Paper No. 3
Presentation Time: 1:30 PM-5:30 PM
FORELAND-BASIN DEVELOPMENT IN A SALT-INFLUENCED PROVINCE: SIERRA MADRE FORELAND, NORTHEASTERN MEXICO
Exposed structural relations and growth strata in Upper Cretaceous and Paleogene rocks of the La Popa and Parras basins of the Sierra Madre foreland in NE Mexico record two phases in the evolution of a foreland-basin system strongly influenced by salt. (1) From Santonian to mid-Maastrichtian time, the foreland region north of the Sierra Madre foldbelt, whose time-equivalent front remains imprecisely located, was a flexural foredeep with stratal patterns dominated in the south by orogenward thickening and in the north by localized depocenters created by salt withdrawal and diapirism.

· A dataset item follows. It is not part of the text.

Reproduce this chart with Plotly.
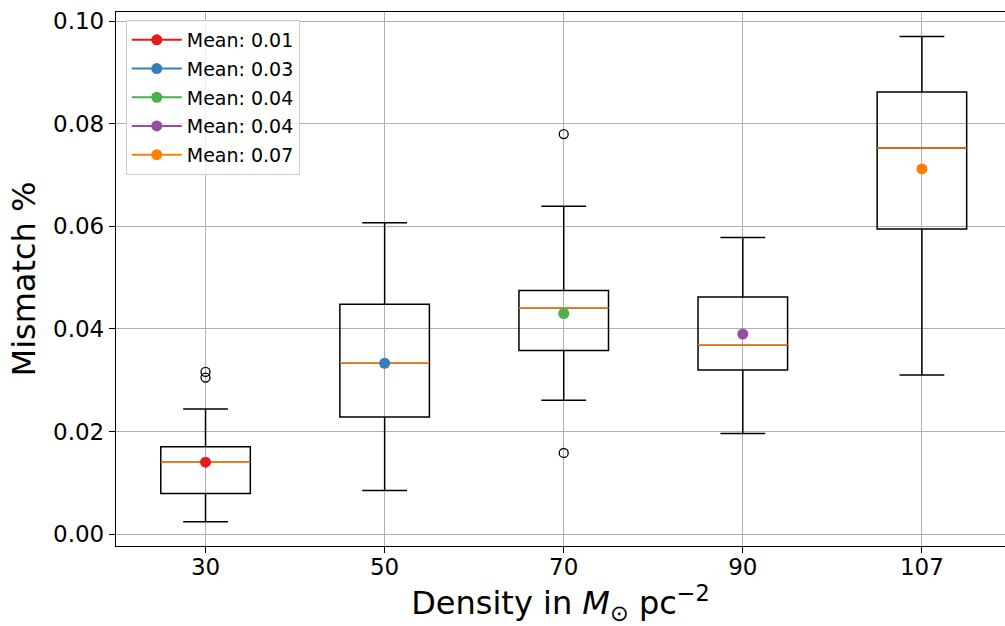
import plotly.graph_objects as go

# densities (x categories) and box statistics
densities = ["30", "50", "70", "90", "107"]
q1 = [0.0079, 0.0228, 0.0358, 0.0320, 0.0595]
median = [0.0140, 0.0334, 0.0441, 0.0369, 0.0753]
q3 = [0.0170, 0.0448, 0.0475, 0.0462, 0.0862]
lower_whisker = [0.0024, 0.0085, 0.0261, 0.0196, 0.0310]
upper_whisker = [0.0244, 0.0607, 0.0639, 0.0578, 0.0970]
means = [0.0140, 0.0333, 0.0430, 0.0390, 0.0712]
mean_labels = ["Mean: 0.01", "Mean: 0.03", "Mean: 0.04", "Mean: 0.04", "Mean: 0.07"]
outliers = [[0.0316, 0.0305], [], [0.0780, 0.0158], [], []]

colors = ["#e41a1c", "#377eb8", "#4daf4a", "#984ea3", "#ff7f00"]
pos = list(range(1, len(densities) + 1))
box_w = 0.5

fig = go.Figure()

# boxes with whiskers
fig.add_trace(go.Box(
    x=pos, q1=q1, median=median, q3=q3,
    lowerfence=lower_whisker, upperfence=upper_whisker,
    width=box_w, whiskerwidth=0.5,
    line=dict(color="black", width=1.5),
    fillcolor="rgba(0,0,0,0)",
    boxpoints=False, hoverinfo="skip", showlegend=False,
))

# orange median lines drawn on top of the box medians
mx, my = [], []
for p, m in zip(pos, median):
    mx += [p - box_w / 2, p + box_w / 2, None]
    my += [m, m, None]
fig.add_trace(go.Scatter(x=mx, y=my, mode="lines",
                         line=dict(color="#ff7f0e", width=1.5),
                         showlegend=False, hoverinfo="skip"))

# fliers
ox, oy = [], []
for p, vals in zip(pos, outliers):
    for v in vals:
        ox.append(p)
        oy.append(v)
fig.add_trace(go.Scatter(x=ox, y=oy, mode="markers",
                         marker=dict(symbol="circle-open", size=9,
                                     color="black", line=dict(width=1.3)),
                         showlegend=False, hoverinfo="skip"))

# means
for i, (p, m) in enumerate(zip(pos, means)):
    fig.add_trace(go.Scatter(x=[p], y=[m], mode="lines+markers",
                             name=mean_labels[i], legendgroup=str(i),
                             marker=dict(color=colors[i], size=11),
                             line=dict(color=colors[i], width=2)))

fig.update_layout(
    width=1005, height=626,
    margin=dict(l=116, r=0, t=12, b=80),
    plot_bgcolor="white", paper_bgcolor="white",
    font=dict(family="DejaVu Sans", color="black", size=23),
    showlegend=True,
    legend=dict(x=0.011, y=0.985, xanchor="left", yanchor="top",
                bgcolor="rgba(255,255,255,0.8)", bordercolor="#cccccc",
                borderwidth=1, font=dict(size=19), tracegroupgap=1,
                itemwidth=50),
)
fig.update_xaxes(
    type="linear", range=[0.5, 5.464], automargin=False,
    tickvals=pos, ticktext=densities,
    showgrid=True, gridcolor="#b0b0b0", gridwidth=1,
    showline=True, linecolor="black", linewidth=1.3, mirror=True,
    ticks="outside", ticklen=6, tickcolor="black", zeroline=False,
    ticklabelstandoff=-6,
    title=dict(text="Density in <i>M</i><sub>⊙</sub> pc<sup>−2</sup>",
               font=dict(size=32), standoff=4),
)
fig.update_yaxes(
    range=[-0.00234, 0.1018], automargin=False,
    tickvals=[0, 0.02, 0.04, 0.06, 0.08, 0.10], tickformat=".2f",
    showgrid=True, gridcolor="#b0b0b0", gridwidth=1,
    showline=True, linecolor="black", linewidth=1.3, mirror=True,
    ticks="outside", ticklen=6, tickcolor="black", zeroline=False,
    title=dict(text="Mismatch %", font=dict(size=32), standoff=7),
)

# drop the page's default body margin so the figure sits at the window corner
fig.write_html("out.html", config={"displayModeBar": False},
               post_script="document.body.style.margin='0';"
                           "document.body.style.overflow='hidden';")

Growth strata adjacent to local salt stocks and a salt wall consist of halokinetic sequences separated by angular unconformities of pronounced discordance but limited lateral continuity, contain unambiguous diapir-derived fragments, and thicken monotonically away from the salt structures into adjoining salt-withdrawal minibasins. We infer that diapirs overlie basement steps created by faults inherited from a transtensional salt-basin history in the Late Jurassic. (2) From mid-Maastrichtian to approximately mid-Eocene time, the foreland was a depositional wedge top on which sedimentation patterns resulted from interplay of salt withdrawal and shortening-driven rise of periclinal to nearly concentric anticlines detached at different levels. Growth strata deposited during this phase of basin development likewise thin onto salt diapirs, some of which occupied the crests of folds; elsewhere, strata demonstrably thicken into contractional growth synclines that lack diapiric salt or a salt detachment. Provenance of growth strata during the second phase included the Sierra Madre foldbelt, a magmatic arc terrane in western Mexico, and the local diapirs. Rapid northward advance of the depositional wedge top probably resulted from detachment development within a weak salt layer that lies primarily beneath the northern part of the foreland-basin system. The northern salt layer is not continuous with a salt detachment beneath the Sierra Madre foldbelt, but the two detachments are kinematically linked via basement inversion structures. An increase in convergence rate between the Farallon and North American plates, which roughly coincides with the onset of the second phase, is likely of secondary importance to wedge-top advance.